Hi!

It has been discussed in here a

couple of times how to do byte-wise saturated add one longword at a time.

But how about byte-wise maximum? If we have byte values up to 127 in all four bytes of D0 and D1, we can perform a byte-wise maximum like this:

move.l #$80808080,d2

sub.l d1,d0 ; byte-wise differences with overflows

add.l d2,d0 ; overflows negated, msb of each byte is 1 iff difference is positive

and.l d0,d2 ; 128 for bytes where difference is positive, 0 for the others

move.l d2,d3

lsr.l #7,d3

sub.l d3,d2 ; 127 for bytes where difference is positive, 0 for the others

and.l d2,d0 ; only positive differences

add.l d1,d0 ; original + positive differences = maximum

With appropriate pairing, these 9 instructions result in an overhead (compared to simply using one of the sources) of 1.125 cycles per byte. One of the sources (D1) can be in memory for no extra cost.

Can it be done better? Can we get down to 1 cycle? :)
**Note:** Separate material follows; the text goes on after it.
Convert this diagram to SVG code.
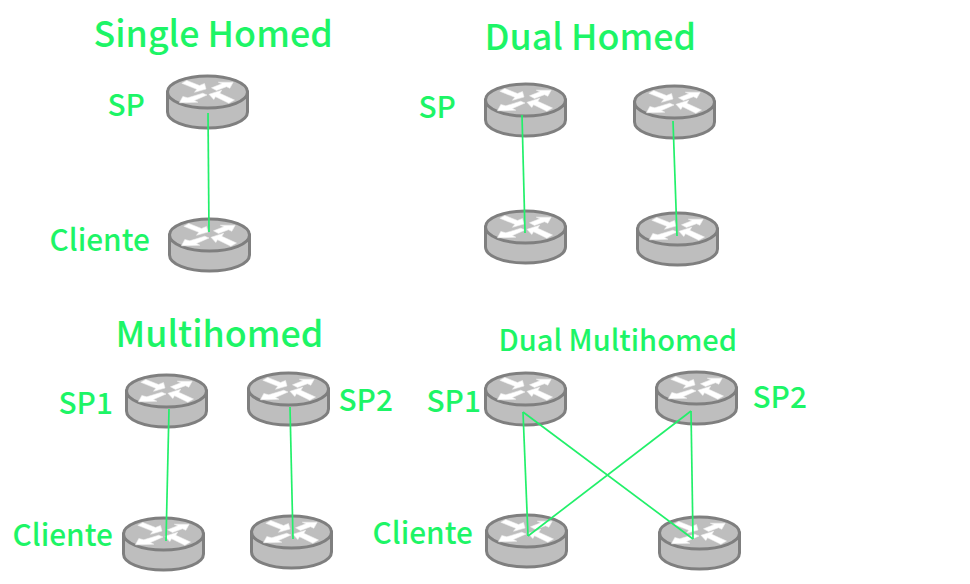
<svg xmlns="http://www.w3.org/2000/svg" width="970" height="584" viewBox="0 0 970 584">
<style>
text{font-family:"Noto Sans CJK SC","Noto Sans",sans-serif;font-weight:500;fill:#1df566}
.t{font-size:35.800px}.l{font-size:29.800px}
#connectors line{stroke:#22f06a;stroke-width:1.700;fill:none}
.body{fill:#bebebe;stroke:#7f7f7f;stroke-width:3}
.arr{fill:#fff;stroke:#f0f0f0;stroke-width:.600;stroke-linejoin:round}
</style>
<defs>
<g id="router">
<path class="body" d="M1.500 17V37C1.500 46 19 53 41.500 53S81.500 46 81.500 37V17Z"/>
<ellipse class="body" cx="41.500" cy="17" rx="40" ry="16"/>
<path class="arr" d="M15.800 8.300L20.800 5.500L33.500 10.500L38.500 8.500L40 14L28.500 17.300L30.800 14.300Z"/>
<path class="arr" d="M45.500 12.800L55.700 8.800L52.300 7.200L67.200 7.200L63.800 13.300L60.500 11.700L50.500 15.500Z"/>
<path class="arr" d="M36.800 18.200L41 20L28.500 25.500L31.800 27.200L13.500 27.800L16.800 21.500L21.800 22.800Z"/>
<path class="arr" d="M43 19.300L55.700 15.200L53.800 18.300L68.500 25L62.800 28.200L49.500 21.700L47.800 24.500Z"/>
</g>
</defs>
<g id="titles">
<text class="t" x="93.500" y="47">Single Homed</text>
<text class="t" x="484.500" y="50">Dual Homed</text>
<text class="t" x="115.500" y="347">Multihomed</text>
<text x="498.500" y="351" font-size="29">Dual Multihomed</text>
</g>
<g id="labels">
<text class="l" x="107.500" y="116">SP</text>
<text class="l" x="49.500" y="251">Cliente</text>
<text class="l" x="418.500" y="118">SP</text>
<text class="l" x="58.500" y="414">SP1</text>
<text class="l" x="338.500" y="411">SP2</text>
<text class="l" x="12.500" y="546">Cliente</text>
<text class="l" x="426.500" y="412">SP1</text>
<text class="l" x="752.500" y="408">SP2</text>
<text class="l" x="372.500" y="544">Cliente</text>
</g>
<g id="n1"><use href="#router" x="166" y="75"/></g>
<g id="n2"><use href="#router" x="168" y="218"/></g>
<g id="n3"><use href="#router" x="484" y="83"/></g>
<g id="n4"><use href="#router" x="633" y="85"/></g>
<g id="n5"><use href="#router" x="484" y="210"/></g>
<g id="n6"><use href="#router" x="636" y="212"/></g>
<g id="n7"><use href="#router" x="125" y="374"/></g>
<g id="n8"><use href="#router" x="247" y="372"/></g>
<g id="n9"><use href="#router" x="122" y="517"/></g>
<g id="n10"><use href="#router" x="250" y="515"/></g>
<g id="n11"><use href="#router" x="484" y="372"/></g>
<g id="n12"><use href="#router" x="655" y="371"/></g>
<g id="n13"><use href="#router" x="485" y="514"/></g>
<g id="n14"><use href="#router" x="658" y="516"/></g>
<g id="connectors">
<line x1="208" y1="113" x2="209" y2="232"/>
<line x1="522" y1="115" x2="525" y2="233"/>
<line x1="673" y1="121" x2="677" y2="236"/>
<line x1="169" y1="409" x2="166" y2="541"/>
<line x1="290" y1="407" x2="293" y2="539"/>
<line x1="523" y1="412" x2="528" y2="536"/>
<line x1="523" y1="412" x2="693" y2="539"/>
<line x1="691" y1="411" x2="528" y2="536"/>
<line x1="691" y1="411" x2="693" y2="539"/>
</g>
</svg>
Suppose we need, say, 6 bits of precision on our byte values, but those 6 bits have to be placed in the upper bits of each byte (in the memory operand and the destination). We can do this by a move (from memory) and an lsr #1 at the beginning and an lsl #1 at the end, resulting in 3 more instructions (1.5 cycles per byte total). Is there perhaps some better way to do it?